Wednesday, September 29, 2010

The impossible dream: or how economists don't understand physics

"Economists and politicians can’t admit it, but the laws of physics apply, no matter what the latest polls tell us. The Earth has finite resources that will someday limit our economic growth. The Earth cannot forever support 7 billion people consuming as much as Americans consume. And yet we’ve staked our future — individually, nationally, and maybe even as a species — on that impossible dream."

- Rex Nuttington, "The economy can't grow forever".

The economy is a wholly-owned subsidiary of the environment. Until we get that into our heads, we are not in a position to begin reflecting upon the challenges of global poverty in the coming decades. There is no healthy response to the needs of the world's poor that does not consider the ecological consequences of our present trajectory and present poverty-reduction strategies. A trickle-down model that relies on continued growth of the whole system driven (largely) by western consumerism may have made some worthy progress (depending how you measure it) over the last six decades or so, but cannot be extended into the future without wishful thinking.
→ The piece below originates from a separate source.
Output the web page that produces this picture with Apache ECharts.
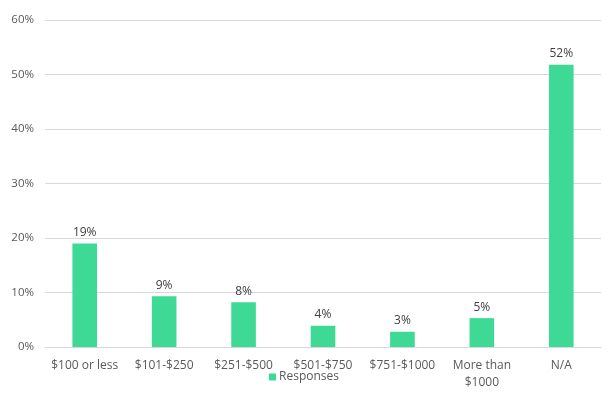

Yet if we are not simply going to ask the poorest to shoulder the largest burden, then it is the richest (i.e. us) who need to. If we are going to leave ecological space for the poorest to get out of stupid and absolute poverty, then the section of the world living at levels of consumption that cannot be shared with all cannot continue on our present path. There will be no healthy response to our ecological and resource crises that does not involve a lower level of consumption for the richest. Joyfully embracing less is not simply a matter of personal preference, nor of "saving the planet", but at its root is an expression of love and concern for justice.

2 comments:

Milan said...

Another way in which economists (and especially journalists) often fail to understand physics is by failing to think well about issues of scale and the conservation of energy. Whenever somebody comes up with a process to turn banana peels or leftovers from whisky production into fuel for cars, you see breathless journalists arguing that this will solve our fossil fuel problems.

byron smith said...

Yes indeed - journalists love the silver-bullet solutions, especially if there is a quirky angle (whisky will solve our problems!). The amounts of energy we are talking about are truly staggering.